Data listing
———
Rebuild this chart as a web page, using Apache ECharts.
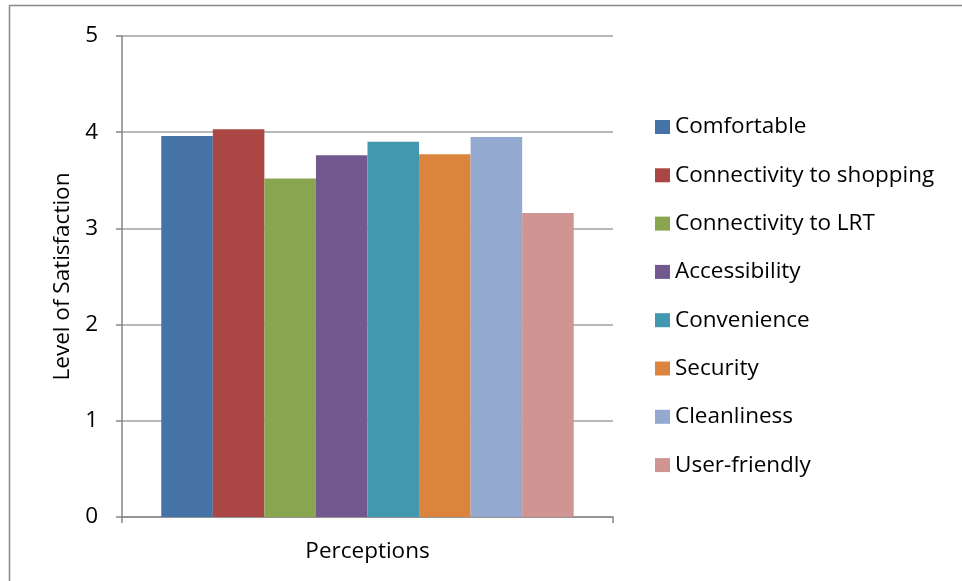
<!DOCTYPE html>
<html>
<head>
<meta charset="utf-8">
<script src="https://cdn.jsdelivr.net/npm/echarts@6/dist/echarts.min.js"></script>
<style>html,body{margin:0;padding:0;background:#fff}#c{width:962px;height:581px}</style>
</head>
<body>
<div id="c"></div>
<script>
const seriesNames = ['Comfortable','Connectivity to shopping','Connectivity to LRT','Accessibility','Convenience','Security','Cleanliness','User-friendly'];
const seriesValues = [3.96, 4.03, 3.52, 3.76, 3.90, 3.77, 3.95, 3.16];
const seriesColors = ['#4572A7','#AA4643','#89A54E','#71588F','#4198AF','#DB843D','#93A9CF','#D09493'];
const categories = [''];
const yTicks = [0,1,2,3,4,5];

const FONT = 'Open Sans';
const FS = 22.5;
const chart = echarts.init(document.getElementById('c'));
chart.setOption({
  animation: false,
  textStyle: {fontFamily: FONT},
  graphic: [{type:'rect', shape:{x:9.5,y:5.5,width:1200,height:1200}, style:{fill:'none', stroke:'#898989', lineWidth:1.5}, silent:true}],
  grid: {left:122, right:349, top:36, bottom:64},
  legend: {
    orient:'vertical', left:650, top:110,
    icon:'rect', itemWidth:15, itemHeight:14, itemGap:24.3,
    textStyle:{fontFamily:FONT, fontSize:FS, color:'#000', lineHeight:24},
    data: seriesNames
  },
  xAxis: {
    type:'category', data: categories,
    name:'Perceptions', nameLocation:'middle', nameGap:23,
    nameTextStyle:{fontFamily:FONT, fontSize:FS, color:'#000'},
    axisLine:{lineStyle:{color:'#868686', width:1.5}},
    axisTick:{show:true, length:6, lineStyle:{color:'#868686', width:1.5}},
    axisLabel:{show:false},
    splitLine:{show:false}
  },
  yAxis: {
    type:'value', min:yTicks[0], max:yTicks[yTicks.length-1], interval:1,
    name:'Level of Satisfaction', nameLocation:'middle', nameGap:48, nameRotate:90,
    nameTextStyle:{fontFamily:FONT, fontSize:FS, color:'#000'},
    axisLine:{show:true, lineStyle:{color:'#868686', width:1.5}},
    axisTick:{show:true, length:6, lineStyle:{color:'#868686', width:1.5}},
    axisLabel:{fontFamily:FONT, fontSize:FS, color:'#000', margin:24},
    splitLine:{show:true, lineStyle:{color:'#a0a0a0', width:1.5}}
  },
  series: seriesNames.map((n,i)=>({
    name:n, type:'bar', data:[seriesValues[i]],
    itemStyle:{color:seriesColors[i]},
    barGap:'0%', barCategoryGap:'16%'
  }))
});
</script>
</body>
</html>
———
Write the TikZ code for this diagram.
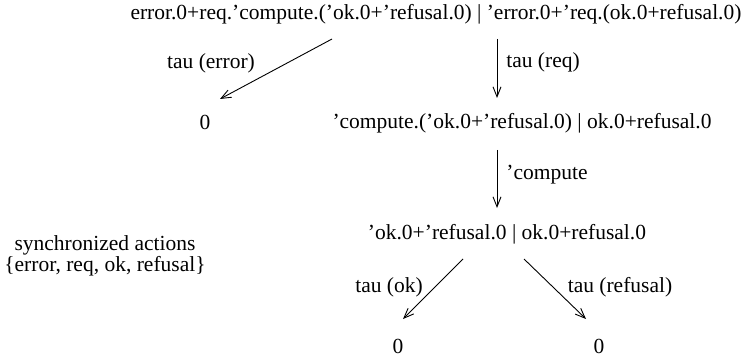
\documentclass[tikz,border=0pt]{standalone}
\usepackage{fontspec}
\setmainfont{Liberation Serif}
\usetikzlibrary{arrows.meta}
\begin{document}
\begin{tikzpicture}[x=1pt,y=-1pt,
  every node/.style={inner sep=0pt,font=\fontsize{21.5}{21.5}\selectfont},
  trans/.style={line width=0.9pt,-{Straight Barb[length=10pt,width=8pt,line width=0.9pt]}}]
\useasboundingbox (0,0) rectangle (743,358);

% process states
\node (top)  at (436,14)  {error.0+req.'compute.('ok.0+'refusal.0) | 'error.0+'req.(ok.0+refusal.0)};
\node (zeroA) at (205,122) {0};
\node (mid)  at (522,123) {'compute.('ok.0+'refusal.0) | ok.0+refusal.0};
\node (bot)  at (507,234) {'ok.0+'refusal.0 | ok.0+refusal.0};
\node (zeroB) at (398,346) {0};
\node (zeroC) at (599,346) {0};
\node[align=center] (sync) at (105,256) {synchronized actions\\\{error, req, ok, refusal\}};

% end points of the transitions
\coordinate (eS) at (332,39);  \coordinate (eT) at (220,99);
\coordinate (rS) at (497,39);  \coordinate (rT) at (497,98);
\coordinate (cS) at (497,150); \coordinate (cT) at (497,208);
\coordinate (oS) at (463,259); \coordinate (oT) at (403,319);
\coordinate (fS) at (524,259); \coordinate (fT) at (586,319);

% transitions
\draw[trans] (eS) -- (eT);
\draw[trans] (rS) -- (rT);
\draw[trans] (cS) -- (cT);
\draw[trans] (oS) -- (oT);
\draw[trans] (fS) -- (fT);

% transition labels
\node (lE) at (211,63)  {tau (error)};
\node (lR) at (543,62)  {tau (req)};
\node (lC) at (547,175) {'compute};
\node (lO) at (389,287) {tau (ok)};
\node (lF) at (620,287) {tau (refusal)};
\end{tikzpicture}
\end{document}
———
## Aim
Skip the pictures. Set down only the lines from the one containing "Rebuild this chart" through the one containing "const yTicks = [0,1,2,3,4,5];", exactly as they appear, ends included.

## Written answer
Rebuild this chart as a web page, using Apache ECharts.
<!DOCTYPE html>
<html>
<head>
<meta charset="utf-8">
<script src="https://cdn.jsdelivr.net/npm/echarts@6/dist/echarts.min.js"></script>
<style>html,body{margin:0;padding:0;background:#fff}#c{width:962px;height:581px}</style>
</head>
<body>
<div id="c"></div>
<script>
const seriesNames = ['Comfortable','Connectivity to shopping','Connectivity to LRT','Accessibility','Convenience','Security','Cleanliness','User-friendly'];
const seriesValues = [3.96, 4.03, 3.52, 3.76, 3.90, 3.77, 3.95, 3.16];
const seriesColors = ['#4572A7','#AA4643','#89A54E','#71588F','#4198AF','#DB843D','#93A9CF','#D09493'];
const categories = [''];
const yTicks = [0,1,2,3,4,5];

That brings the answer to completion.